Restaurateurs feel helpless against diners’ sour online reviews

On the Internet, everybody’s a critic.

But some critics are making a name for themselves – even if it’s a fake one – offering readers personal assessments of the dining experience. The reviews may be perfectly positive or nasty and negative, but either way, these citizen critics have put the restaurant industry on high alert.

Take Urbanspoon.com, one of many sites that encourage people to review their local restaurants.

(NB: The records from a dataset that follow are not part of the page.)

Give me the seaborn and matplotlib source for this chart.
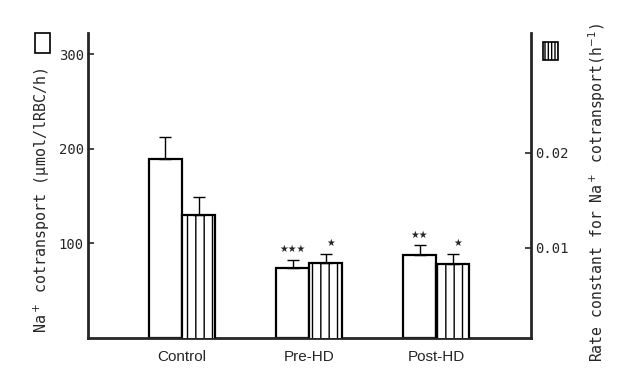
import numpy as np
import pandas as pd
import matplotlib
matplotlib.use("Agg")
import matplotlib.pyplot as plt
from matplotlib.patches import Rectangle
import seaborn as sns

groups = ["Control", "Pre-HD", "Post-HD"]
transport = [189, 74, 88]          # umol/lRBC/h
transport_sem = [24, 9, 10]
rate = [0.0135, 0.0084, 0.0083]    # h^-1
rate_sem = [0.0018, 0.0010, 0.0011]
transport_stars = ["", "\u2605\u2605\u2605", "\u2605\u2605"]
rate_stars = ["", "\u2605", "\u2605"]
series_order = ["transport", "rate"]

sns.set_style("ticks")
plt.rcParams["font.family"] = ["Liberation Sans", "DejaVu Sans"]
plt.rcParams["hatch.linewidth"] = 1.0
mono = "DejaVu Sans Mono"

fig = plt.figure(figsize=(6.33, 3.70), dpi=100)
ax = fig.add_axes([0.139, 0.0865, 0.700, 0.825])
ax2 = ax.twinx()

df = pd.concat([
    pd.DataFrame({"group": groups, "value": transport, "series": "transport"}),
    pd.DataFrame({"group": groups, "value": rate, "series": "rate"}),
], ignore_index=True)
pal = {"transport": "white", "rate": "white"}

# draw the full dodged layout on both axes, then keep only the series that
# belongs to each axis (left bar of a pair = transport, right bar = rate)
for axis, keep in [(ax, 0), (ax2, 1)]:
    sns.barplot(data=df, x="group", y="value", hue="series", hue_order=series_order,
                order=groups, width=0.52, gap=0, palette=pal, edgecolor="black",
                linewidth=1.6, errorbar=None, legend=False, saturation=1, ax=axis)
    bars = sorted(axis.patches, key=lambda p: p.get_x())
    for i, p in enumerate(bars):
        if i % 2 != keep:
            p.remove()

for p in ax2.patches:
    p.set_hatch("||")

# error bars (upper only) and significance stars
for axis, sems, stars, dx in [(ax, transport_sem, transport_stars, 0),
                              (ax2, rate_sem, rate_stars, 4)]:
    bars = sorted(axis.patches, key=lambda p: p.get_x())
    for p, sem, st in zip(bars, sems, stars):
        x = p.get_x() + p.get_width() / 2
        h = p.get_height()
        axis.errorbar(x, h, yerr=[[0], [sem]], fmt="none", ecolor="black",
                      elinewidth=1.0, capsize=4, capthick=1.0)
        if st:
            axis.annotate(st, (x, h + sem), xytext=(dx, 4), textcoords="offset points",
                          ha="center", va="bottom", fontsize=7, family="DejaVu Sans")

ax.set_ylim(0, 323)
ax.set_yticks([100, 200, 300])
ax2.set_ylim(0.00053, 0.0326)
ax2.set_yticks([0.01, 0.02])
ax2.set_yticklabels(["0.01", "0.02"])
ax.set_xlim(-0.74, 2.748)

for s in ["top", "right"]:
    ax.spines[s].set_visible(False)
for s in ["top", "left", "bottom"]:
    ax2.spines[s].set_visible(False)
ax.spines["left"].set_linewidth(2)
ax.spines["bottom"].set_linewidth(2)
ax2.spines["right"].set_linewidth(2)

ax.tick_params(axis="y", direction="in", length=4, width=1.2, labelsize=10, pad=3)
ax2.tick_params(axis="y", direction="in", length=4, width=1.2, labelsize=10, pad=3)
ax.tick_params(axis="x", length=0, pad=9, labelsize=11)
for lab in ax.get_yticklabels() + ax2.get_yticklabels():
    lab.set_family(mono)

ax.set_xlabel("")
ax.set_ylabel("")
ax2.set_ylabel("")
fig.text(42 / 633, 1 - 200 / 370, "Na$^+$ cotransport (\u03bcmol/lRBC/h)", family=mono,
         fontsize=10.8, rotation=90, ha="center", va="center")
fig.text(597 / 633, 1 - 193 / 370, "Rate constant for Na$^+$ cotransport(h$^{-1}$)",
         family=mono, fontsize=10.6, rotation=90, ha="center", va="center")

# legend squares beside each axis
fig.add_artist(Rectangle((0.0553, 0.857), 0.0237, 0.054, transform=fig.transFigure,
                         facecolor="white", edgecolor="black", linewidth=1.2))
fig.add_artist(Rectangle((0.858, 0.838), 0.0237, 0.0486, transform=fig.transFigure,
                         facecolor="white", edgecolor="black", linewidth=1.2, hatch="|||||"))

fig.savefig("out.png", dpi=100)
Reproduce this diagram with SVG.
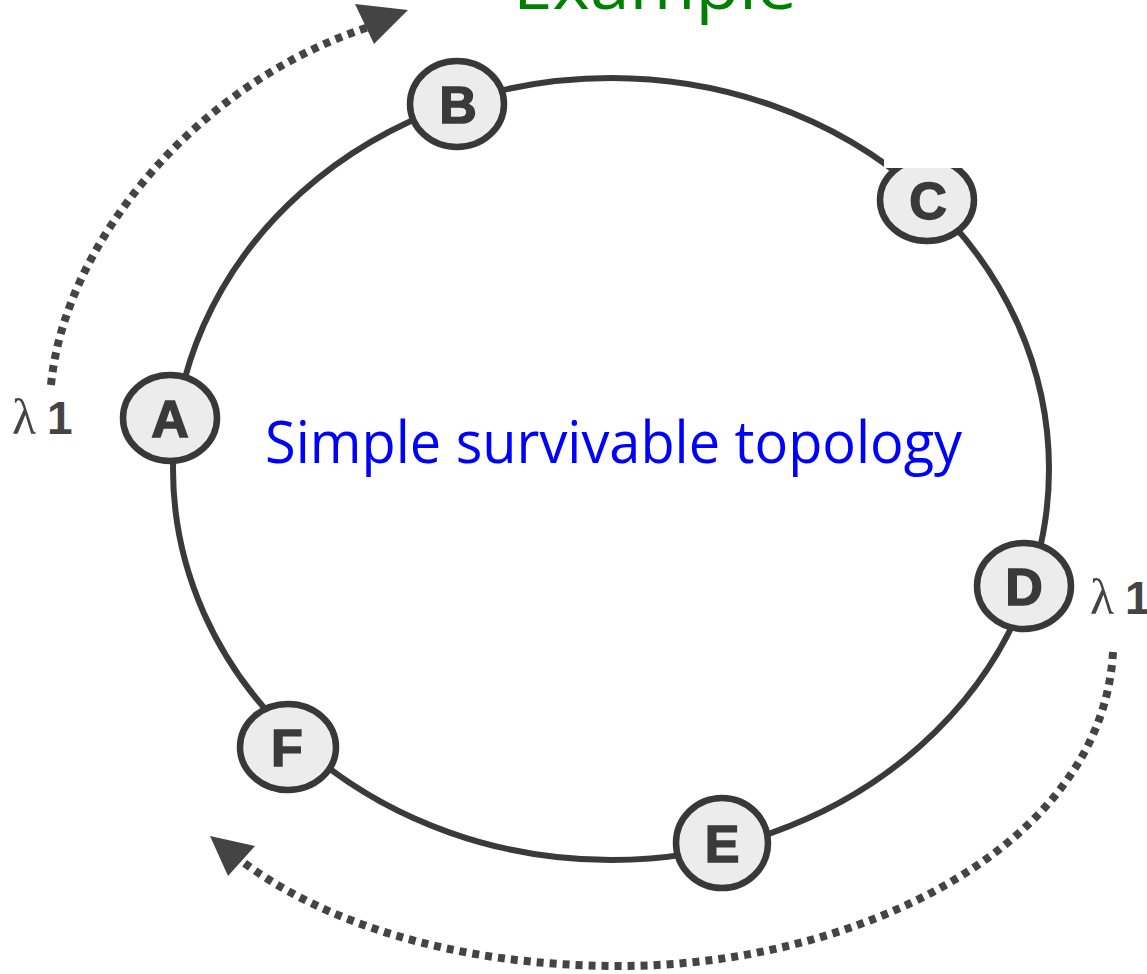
<svg xmlns="http://www.w3.org/2000/svg" width="1147" height="974" viewBox="0 0 1147 974">
<style>
.ring{fill:none;stroke:#3a3a3a;stroke-width:6}
.dots{fill:none;stroke:#444;stroke-width:8;stroke-dasharray:7 6}
.head{fill:#444}
.node ellipse{fill:#ececec;stroke:#383838;stroke-width:6.5}
.node text{font-family:"Liberation Sans",Arial,sans-serif;font-weight:bold;font-size:52px;fill:#3a3a3a;stroke:#3a3a3a;stroke-width:1.5;text-anchor:middle}
.lam{font-family:"Liberation Serif",serif;font-size:50px;fill:#444}
.one{font-family:"Liberation Sans",Arial,sans-serif;font-weight:bold;font-size:46px;fill:#444}
</style>
<rect width="1147" height="974" fill="#fff"/>
<text x="513" y="9" font-family="Open Sans, Liberation Sans, sans-serif" font-size="66" fill="#008000" textLength="284" lengthAdjust="spacingAndGlyphs">Example</text>
<g id="connectors">
<ellipse class="ring" cx="611" cy="469" rx="438" ry="391"/>
<path class="dots" d="M 51 385 C 65 240 200 80 372 26"/>
<polygon class="head" points="408,10 355,4 374,44"/>
<path class="dots" d="M 1113 652 C 1102 850 850 966 620 966 C 450 966 320 920 243 862"/>
<polygon class="head" points="210,836 228,876 255,846"/>
</g>
<g id="node-A" class="node"><ellipse cx="170" cy="418" rx="47" ry="43"/><text x="170" y="437">A</text></g>
<g id="node-B" class="node"><ellipse cx="457" cy="104" rx="47" ry="43"/><text x="458" y="123">B</text></g>
<g id="node-C" class="node"><ellipse cx="927" cy="200" rx="47" ry="41"/><text x="928" y="219">C</text></g>
<rect x="884" y="110" width="84" height="58" fill="#fff"/>
<g id="node-D" class="node"><ellipse cx="1024" cy="586" rx="47" ry="43"/><text x="1024" y="605">D</text></g>
<g id="node-E" class="node"><ellipse cx="722" cy="843" rx="46" ry="45"/><text x="722" y="862">E</text></g>
<g id="node-F" class="node"><ellipse cx="288" cy="747" rx="48" ry="43"/><text x="287" y="766">F</text></g>
<g id="labels">
<text class="lam" x="12" y="434">λ</text><text class="one" x="47" y="434">1</text>
<text class="lam" x="1090" y="614">λ</text><text class="one" x="1125" y="614">1</text>
<text x="265" y="463" font-family="Open Sans, Liberation Sans, sans-serif" font-size="58" fill="#0000ff" textLength="697" lengthAdjust="spacingAndGlyphs">Simple survivable topology</text>
</g>
</svg>
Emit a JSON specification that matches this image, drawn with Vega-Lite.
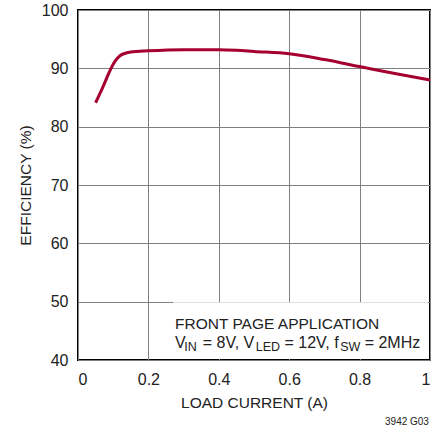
{
  "$schema": "https://vega.github.io/schema/vega-lite/v6.json",
  "width": 352,
  "height": 350,
  "autosize": {"type": "none"},
  "padding": {"left": 78, "top": 10, "right": 13, "bottom": 73},
  "config": {
    "font": "Liberation Sans, Arial, sans-serif",
    "view": {"stroke": "#000000", "strokeWidth": 2},
    "axis": {
      "domain": false,
      "ticks": false,
      "grid": true,
      "gridColor": "#808080",
      "gridWidth": 1,
      "labelFont": "Liberation Sans, Arial, sans-serif",
      "labelFontSize": 16,
      "labelColor": "#222222",
      "titleFont": "Liberation Sans, Arial, sans-serif",
      "titleFontSize": 15.5,
      "titleFontWeight": "normal",
      "titleColor": "#222222"
    }
  },
  "layer": [
    {
      "data": {"values": [
        {"current": 0.05, "eff": 84.1},
        {"current": 0.07, "eff": 86.7},
        {"current": 0.09, "eff": 89.5},
        {"current": 0.10, "eff": 90.7},
        {"current": 0.11, "eff": 91.6},
        {"current": 0.12, "eff": 92.2},
        {"current": 0.13, "eff": 92.5},
        {"current": 0.15, "eff": 92.8},
        {"current": 0.20, "eff": 93.0},
        {"current": 0.30, "eff": 93.2},
        {"current": 0.40, "eff": 93.2},
        {"current": 0.45, "eff": 93.1},
        {"current": 0.50, "eff": 92.9},
        {"current": 0.60, "eff": 92.5},
        {"current": 0.70, "eff": 91.5},
        {"current": 0.80, "eff": 90.3},
        {"current": 0.90, "eff": 89.1},
        {"current": 1.00, "eff": 88.0}
      ]},
      "mark": {"type": "line", "color": "#a5002f", "strokeWidth": 3, "interpolate": "monotone"},
      "encoding": {
        "x": {
          "field": "current", "type": "quantitative",
          "scale": {"domain": [0, 1], "nice": false},
          "axis": {"values": [0, 0.2, 0.4, 0.6, 0.8, 1], "format": ".1~f", "title": "LOAD CURRENT (A)", "labelPadding": 11, "titlePadding": 8}
        },
        "y": {
          "field": "eff", "type": "quantitative",
          "scale": {"domain": [40, 100], "nice": false, "zero": false},
          "axis": {"values": [40, 50, 60, 70, 80, 90, 100], "format": "d", "title": "EFFICIENCY (%)", "labelPadding": 10, "titlePadding": 8}
        }
      }
    },
    {
      "data": {"values": [{}]},
      "mark": {"type": "rect", "fill": "#ffffff"},
      "encoding": {
        "x": {"datum": 0.27, "type": "quantitative"},
        "x2": {"datum": 0.994},
        "y": {"datum": 40.17, "type": "quantitative"},
        "y2": {"datum": 49.9}
      }
    },
    {
      "data": {"values": [{"t": "FRONT PAGE APPLICATION"}]},
      "mark": {"type": "text", "align": "left", "baseline": "alphabetic", "fontSize": 15.5, "color": "#222222"},
      "encoding": {"text": {"field": "t"}, "x": {"datum": 0.2756, "type": "quantitative"}, "y": {"datum": 45.31, "type": "quantitative"}}
    },
    {
      "data": {"values": [{"t": "V"}]},
      "mark": {"type": "text", "align": "left", "baseline": "alphabetic", "fontSize": 16, "color": "#222222"},
      "encoding": {"text": {"field": "t"}, "x": {"datum": 0.2756, "type": "quantitative"}, "y": {"datum": 42.06, "type": "quantitative"}}
    },
    {
      "data": {"values": [{"t": "IN"}]},
      "mark": {"type": "text", "align": "left", "baseline": "alphabetic", "fontSize": 12.5, "dy": 3, "color": "#222222"},
      "encoding": {"text": {"field": "t"}, "x": {"datum": 0.3022, "type": "quantitative"}, "y": {"datum": 42.06, "type": "quantitative"}}
    },
    {
      "data": {"values": [{"t": "= 8V, V"}]},
      "mark": {"type": "text", "align": "left", "baseline": "alphabetic", "fontSize": 16, "color": "#222222"},
      "encoding": {"text": {"field": "t"}, "x": {"datum": 0.3545, "type": "quantitative"}, "y": {"datum": 42.06, "type": "quantitative"}}
    },
    {
      "data": {"values": [{"t": "LED"}]},
      "mark": {"type": "text", "align": "left", "baseline": "alphabetic", "fontSize": 12.5, "dy": 3, "color": "#222222"},
      "encoding": {"text": {"field": "t"}, "x": {"datum": 0.5052, "type": "quantitative"}, "y": {"datum": 42.06, "type": "quantitative"}}
    },
    {
      "data": {"values": [{"t": "= 12V, f"}]},
      "mark": {"type": "text", "align": "left", "baseline": "alphabetic", "fontSize": 16, "color": "#222222"},
      "encoding": {"text": {"field": "t"}, "x": {"datum": 0.5866, "type": "quantitative"}, "y": {"datum": 42.06, "type": "quantitative"}}
    },
    {
      "data": {"values": [{"t": "SW"}]},
      "mark": {"type": "text", "align": "left", "baseline": "alphabetic", "fontSize": 12.5, "dy": 3, "color": "#222222"},
      "encoding": {"text": {"field": "t"}, "x": {"datum": 0.7449, "type": "quantitative"}, "y": {"datum": 42.06, "type": "quantitative"}}
    },
    {
      "data": {"values": [{"t": "= 2MHz"}]},
      "mark": {"type": "text", "align": "left", "baseline": "alphabetic", "fontSize": 16, "color": "#222222"},
      "encoding": {"text": {"field": "t"}, "x": {"datum": 0.8144, "type": "quantitative"}, "y": {"datum": 42.06, "type": "quantitative"}}
    },
    {
      "data": {"values": [{"t": "3942 G03"}]},
      "mark": {"type": "text", "align": "right", "baseline": "alphabetic", "fontSize": 10, "dy": 65, "color": "#222222"},
      "encoding": {"text": {"field": "t"}, "x": {"datum": 0.997, "type": "quantitative"}, "y": {"datum": 40, "type": "quantitative"}}
    }
  ]
}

Enraged by what was perceived as lackadaisical care during a visit to a popular casual dining spot in the Bay View neighborhood, someone named Pikkled Pink documented his or her experience:

“Our server was absolutely horrible! We waited about 10 minutes for drinks while she chatted at the bar with co-workers.”

That was the opening salvo in a review that described the fried butternut squash wonton appetizers as “amazing” and the dinner as “disgusting at best” and “barely edible.”

Restaurant owners have always known that word-of-mouth or a negative review from a professional critic could make or break their business. Now, online sites including Urbanspoon, Yelp.com and Open Table allow anyone with a smartphone to judge a restaurant based on the first glass of water and fire off that opinion to thousands of readers, right from the table.